Unlocking the Future: Exploring Look-Ahead Planning Mechanistic Interpretability in Large Language Models
Tianyi Men, Pengfei Cao, Zhuoran Jin, Yubo Chen, Kang Liu, Jun Zhao
TL;DR
This work probes the mechanisms by which large language models perform planning in a fully observable Blocksworld task. It introduces a two-stage framework (information-flow analysis and internal-representation probing) and a Look-Ahead Planning Decisions Existence Hypothesis, demonstrating that middle-to-upper MHSA layers can decode planning decisions and that internal representations encode a subset of short-term future decisions, especially early in the network. The findings reveal that MHSA primarily draws on spans of goal states and recent steps, and that look-ahead information is stored in advance but becomes harder to maintain as planning depth increases. This study advances mechanistic interpretability of planning in LLMs and informs the design of planning-enabled agents and probing methods for future work.
Abstract
Planning, as the core module of agents, is crucial in various fields such as embodied agents, web navigation, and tool using. With the development of large language models (LLMs), some researchers treat large language models as intelligent agents to stimulate and evaluate their planning capabilities. However, the planning mechanism is still unclear. In this work, we focus on exploring the look-ahead planning mechanism in large language models from the perspectives of information flow and internal representations. First, we study how planning is done internally by analyzing the multi-layer perception (MLP) and multi-head self-attention (MHSA) components at the last token. We find that the output of MHSA in the middle layers at the last token can directly decode the decision to some extent. Based on this discovery, we further trace the source of MHSA by information flow, and we reveal that MHSA mainly extracts information from spans of the goal states and recent steps.
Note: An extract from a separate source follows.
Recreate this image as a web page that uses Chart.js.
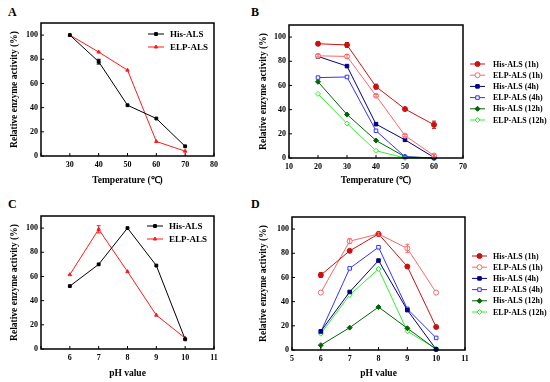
<!DOCTYPE html>
<html><head><meta charset="utf-8">
<script src="https://cdn.jsdelivr.net/npm/chart.js@4/dist/chart.umd.min.js"></script>
<style>
body{margin:0;background:#fff;width:550px;height:382px;position:relative;overflow:hidden}
canvas{position:absolute}
.lbl{position:absolute;font:bold 12px "Liberation Serif",serif;line-height:12px;color:#000}
</style></head><body>
<div class="lbl" style="left:8px;top:6px">A</div>
<div class="lbl" style="left:251px;top:6px">B</div>
<div class="lbl" style="left:8px;top:198px">C</div>
<div class="lbl" style="left:251px;top:198px">D</div>
<canvas id="cA" width="275" height="191" style="left:0;top:0"></canvas>
<canvas id="cB" width="305" height="191" style="left:245px;top:0"></canvas>
<canvas id="cC" width="275" height="191" style="left:0;top:191px"></canvas>
<canvas id="cD" width="305" height="191" style="left:245px;top:191px"></canvas>
<script>
// ---- data ----
const tempA = [30, 40, 50, 60, 70];
const hisA = [100, 78, 42, 31, 8];
const elpA = [100, 86, 71, 12, 4];
const hisAErr = [0, 2, 0, 0, 0];
const elpAErr = [0, 0, 0, 0, 0];

const tempB = [20, 30, 40, 50, 60];
const his1hB = [94.5, 93.5, 59, 40.5, 27.5];
const elp1hB = [84.5, 84, 51.5, 18.5, 2];
const his4hB = [84, 76, 28, 15, 0.5];
const elp4hB = [66.5, 67, 22.5, 1, 0];
const his12hB = [63, 36, 14.5, 1, 0];
const elp12hB = [53, 28.5, 6, 0, 0];
const his1hBErr = [1.5, 2, 2, 0, 3];
const elp1hBErr = [1, 1.5, 1, 1, 1];

const phC = [6, 7, 8, 9, 10];
const hisC = [52, 70, 100, 69, 8];
const elpC = [61.5, 99, 64, 28, 9];
const hisCErr = [0, 0, 0, 0, 0];
const elpCErr = [0, 3, 0, 0, 0];

const phD = [6, 7, 8, 9, 10];
const his1hD = [62, 82, 96, 69, 19];
const elp1hD = [47.5, 90, 96, 84, 47.5];
const his4hD = [15.5, 48, 74, 33, 0.5];
const elp4hD = [15, 67.5, 85, 34, 10];
const his12hD = [4, 18.5, 35.5, 18, 0.5];
const elp12hD = [13.5, 45.5, 67, 15.5, 1];
const his1hDErr = [2, 1, 1, 1, 0];
const elp1hDErr = [0, 2, 1, 3.5, 0];

const labelsTwo = ['His-ALS', 'ELP-ALS'];
const labelsSix = ['His-ALS (1h)', 'ELP-ALS (1h)', 'His-ALS (4h)', 'ELP-ALS (4h)', 'His-ALS (12h)', 'ELP-ALS (12h)'];

// ---- styling ----
const SERIF = '"Liberation Serif","Times New Roman",serif';
Chart.defaults.font.family = SERIF;
Chart.defaults.font.weight = 'bold';
Chart.defaults.font.size = 8;
Chart.defaults.color = '#000';

const pts = (xs, ys) => xs.map((x, i) => ({x, y: ys[i]}));

const framePlugin = {
  id: 'frame',
  afterDatasetsDraw(chart) {
    const {ctx, chartArea: a, scales} = chart;
    ctx.save();
    ctx.strokeStyle = '#000';
    ctx.lineWidth = 1;
    const xs = scales.x, ys = scales.y;
    ctx.beginPath();
    xs.ticks.forEach(t => { const p = xs.getPixelForValue(t.value); ctx.moveTo(p, a.bottom); ctx.lineTo(p, a.bottom - 3); });
    ys.ticks.forEach(t => { const p = ys.getPixelForValue(t.value); ctx.moveTo(a.left, p); ctx.lineTo(a.left + 3, p); });
    ctx.stroke();
    ctx.lineWidth = 1.5;
    ctx.strokeRect(a.left, a.top, a.right - a.left, a.bottom - a.top);
    ctx.restore();
  }
};

const errPlugin = {
  id: 'errbars',
  afterDatasetsDraw(chart) {
    const {ctx} = chart;
    const ys = chart.scales.y;
    chart.data.datasets.forEach((ds, di) => {
      if (!ds.errors) return;
      const meta = chart.getDatasetMeta(di);
      ctx.save();
      ctx.strokeStyle = ds.borderColor;
      ctx.lineWidth = 1;
      meta.data.forEach((el, i) => {
        const e = ds.errors[i];
        if (!e) return;
        const v = ds.data[i].y;
        const y1 = ys.getPixelForValue(v + e), y2 = ys.getPixelForValue(v - e);
        ctx.beginPath();
        ctx.moveTo(el.x, y1); ctx.lineTo(el.x, y2);
        ctx.moveTo(el.x - 2, y1); ctx.lineTo(el.x + 2, y1);
        ctx.moveTo(el.x - 2, y2); ctx.lineTo(el.x + 2, y2);
        ctx.stroke();
      });
      ctx.restore();
    });
  }
};

const legendPlugin = {
  id: 'miniLegend',
  afterDraw(chart, args, o) {
    if (!o || o.x0 === undefined) return;
    const {ctx} = chart;
    ctx.save();
    ctx.font = 'bold ' + o.size + 'px ' + SERIF;
    ctx.textBaseline = 'middle';
    ctx.fillStyle = '#000';
    chart.data.datasets.forEach((ds, i) => {
      const y = o.y + i * o.dy;
      ctx.strokeStyle = ds.borderColor;
      ctx.lineWidth = 1;
      ctx.beginPath(); ctx.moveTo(o.x0, y); ctx.lineTo(o.x1, y); ctx.stroke();
      ctx.fillStyle = ds.pointBackgroundColor;
      ctx.strokeStyle = ds.pointBorderColor;
      ctx.lineWidth = ds.pointBorderWidth || 1;
      Chart.helpers.drawPoint(ctx, {pointStyle: ds.pointStyle, radius: ds.pointRadius, borderWidth: ds.pointBorderWidth || 1, rotation: ds.pointRotation || 0}, (o.x0 + o.x1) / 2, y);
      ctx.fillStyle = '#000';
      ctx.fillText(ds.label, o.tx, y + 0.5);
    });
    ctx.restore();
  }
};

function ds(label, xs, ys, color, style, filled, radius, errs) {
  return {
    label, data: pts(xs, ys), borderColor: color, borderWidth: 1,
    pointStyle: style, pointRadius: radius, pointHoverRadius: radius,
    pointBackgroundColor: filled ? color : '#fff', pointBorderColor: color, pointBorderWidth: 1,
    errors: errs || null, tension: 0, clip: false, fill: false
  };
}

function makeChart(id, datasets, geo, xr, xtitle, hideFirst, legend) {
  const c = document.getElementById(id);
  return new Chart(c, {
    type: 'line',
    data: {datasets},
    options: {
      responsive: false, animation: false, events: [],
      layout: {padding: {left: 0, top: geo.T, right: c.width - geo.R, bottom: 0}},
      plugins: {legend: {display: false}, tooltip: {enabled: false}, miniLegend: legend},
      scales: {
        x: {
          type: 'linear', min: xr[0], max: xr[1],
          ticks: {stepSize: xr[2], padding: 4, font: {size: 8, weight: 'bold'}, color: '#000',
            callback: (v) => (hideFirst && v === xr[0]) ? '' : String(v)},
          grid: {display: false, drawTicks: false},
          border: {display: false},
          title: {display: true, text: xtitle, font: {size: 9.5, weight: 'bold'}, color: '#000', padding: {top: 0, bottom: geo.xtPad}},
          afterFit: (s) => { s.height = c.height - geo.B; }
        },
        y: {
          type: 'linear', min: 0, max: 110,
          ticks: {stepSize: 20, includeBounds: false, padding: 3, font: {size: 8, weight: 'bold'}, color: '#000'},
          grid: {display: false, drawTicks: false},
          border: {display: false},
          title: {display: true, text: 'Relative enzyme activity (%)', font: {size: 9.5, weight: 'bold'}, color: '#000', padding: {top: geo.ytPad, bottom: 0}},
          afterFit: (s) => { s.width = geo.L; }
        }
      }
    },
    plugins: [framePlugin, errPlugin, legendPlugin]
  });
}

const BLACK = '#000000', RED = '#ff1a1a';
const C1 = '#cc1111', C2 = '#ff6666', C3 = '#000080', C4 = '#3333ff', C5 = '#006600', C6 = '#33ee33';

makeChart('cA', [
  ds(labelsTwo[0], tempA, hisA, BLACK, 'rect', true, 2, hisAErr),
  ds(labelsTwo[1], tempA, elpA, RED, 'triangle', true, 2, elpAErr)
], {L: 41, R: 214, T: 23, B: 156, ytPad: 9, xtPad: 5}, [20, 80, 10], 'Temperature (℃)', true,
  {x0: 148, x1: 164, tx: 170, y: 34, dy: 13, size: 9});

makeChart('cB', [
  ds(labelsSix[0], tempB, his1hB, C1, 'circle', true, 2.5, his1hBErr),
  ds(labelsSix[1], tempB, elp1hB, C2, 'circle', false, 2.5, elp1hBErr),
  ds(labelsSix[2], tempB, his4hB, C3, 'rect', true, 2.5),
  ds(labelsSix[3], tempB, elp4hB, C4, 'rect', false, 2.5),
  ds(labelsSix[4], tempB, his12hB, C5, 'rectRot', true, 2.5),
  ds(labelsSix[5], tempB, elp12hB, C6, 'rectRot', false, 2.5)
], {L: 44, R: 218, T: 25, B: 158, ytPad: 13, xtPad: 5}, [10, 70, 10], 'Temperature (℃)', false,
  {x0: 225, x1: 240, tx: 248, y: 64, dy: 11.2, size: 8});

makeChart('cC', [
  ds(labelsTwo[0], phC, hisC, BLACK, 'rect', true, 2, hisCErr),
  ds(labelsTwo[1], phC, elpC, RED, 'triangle', true, 2, elpCErr)
], {L: 41, R: 214, T: 25, B: 158, ytPad: 9, xtPad: 3}, [5, 11, 1], 'pH value', true,
  {x0: 147, x1: 163, tx: 169, y: 35, dy: 13, size: 9});

makeChart('cD', [
  ds(labelsSix[0], phD, his1hD, C1, 'circle', true, 2.5, his1hDErr),
  ds(labelsSix[1], phD, elp1hD, C2, 'circle', false, 2.5, elp1hDErr),
  ds(labelsSix[2], phD, his4hD, C3, 'rect', true, 2.5),
  ds(labelsSix[3], phD, elp4hD, C4, 'rect', false, 2.5),
  ds(labelsSix[4], phD, his12hD, C5, 'rectRot', true, 2.5),
  ds(labelsSix[5], phD, elp12hD, C6, 'rectRot', false, 2.5)
], {L: 47, R: 220, T: 26, B: 159, ytPad: 13, xtPad: 3}, [5, 11, 1], 'pH value', false,
  {x0: 227, x1: 242, tx: 248, y: 65, dy: 11.2, size: 8});
</script>
</body></html>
According to information flow, we continue to study what information is encoded within it. Specifically, we explore whether future decisions have been encoded in advance in the representation of flow. We demonstrate that the middle and upper layers encode a few short-term future decisions to some extent when planning is successful. Overall, our research analyzes the look-ahead planning mechanisms of LLMs, facilitating future research on LLMs performing planning tasks.